As we see in Hysterical Realism, authors from Pynchon to Wallace borrow from the images of pop culture: Pynchon uses this in Gravity's Rainbow with Shirley Temple and comic book characters, DeLillo does this too much to be described in a succinct way, and DFW uses corporate names for his Infinite Jest novel.
I think I am safe in saying that this is a doubtful approach, which is why the structure of the Hysterical Novel ends up imploding: Pynchon frequently does this through the main character, where they end up "breaking", best represented through Slothrop's fragmentation at the end of GR. DeLillo's White Noise begins and ends with the mediocre circumstances, with chemical disaster never really posing a threat to the ordeals of the family's daily life. Infinite Jest is written in a non-linear way, without a really conventional end. It is not an authentic creative liberty, more of a necessity to follow from the insecure starting-point of these writers. There are only so many ways to reproduce the model of a Hysterical Novel, and attempts to include a parody of academic writing (done in Infinite Jest and House of Leaves) can only go so far. As James Woods says, this is related to a latent despair among the writers, a despair of artistic poverty and a despair made from education. The Modernist could repel this despair even when originating from the institution, but this appears impossible for those of the Hysterical Realists. And just as the crisis is present within writers of literary fiction today, the study of literature and literary criticism undergoes the same erosion: preoccupations of the academic are replaced with other preoccupations, usually related to a social cause like negolatry, and no definitive aim is reached. The novel can survive, but it must be wrested away from scholarly hands.

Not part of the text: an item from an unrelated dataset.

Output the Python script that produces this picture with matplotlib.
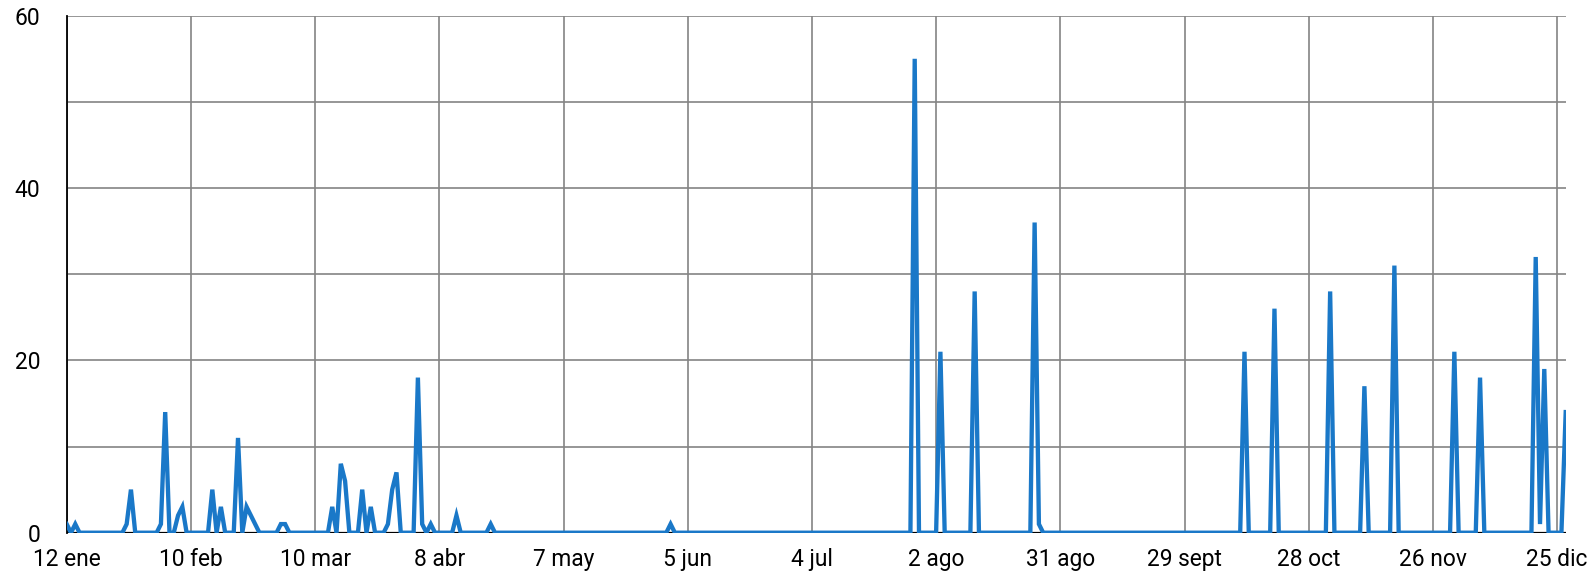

Note: I am using McGurl's Program Era book for pinpointing certain events, but I would not recommend it. Too much academic-ese, and prefers to engage in long analysis of individual novels rather than a strong historical study.
I decided to end off on this post for now and see how it's responded to. I might provide more detailed observations about some Hysterical Realist novels, and discuss the state of the novel at further length. It was a personal decision to not involve this post with questions about the novel's "form", or about the novel's chance of death, because it is a subject better explored in a future post in the thread.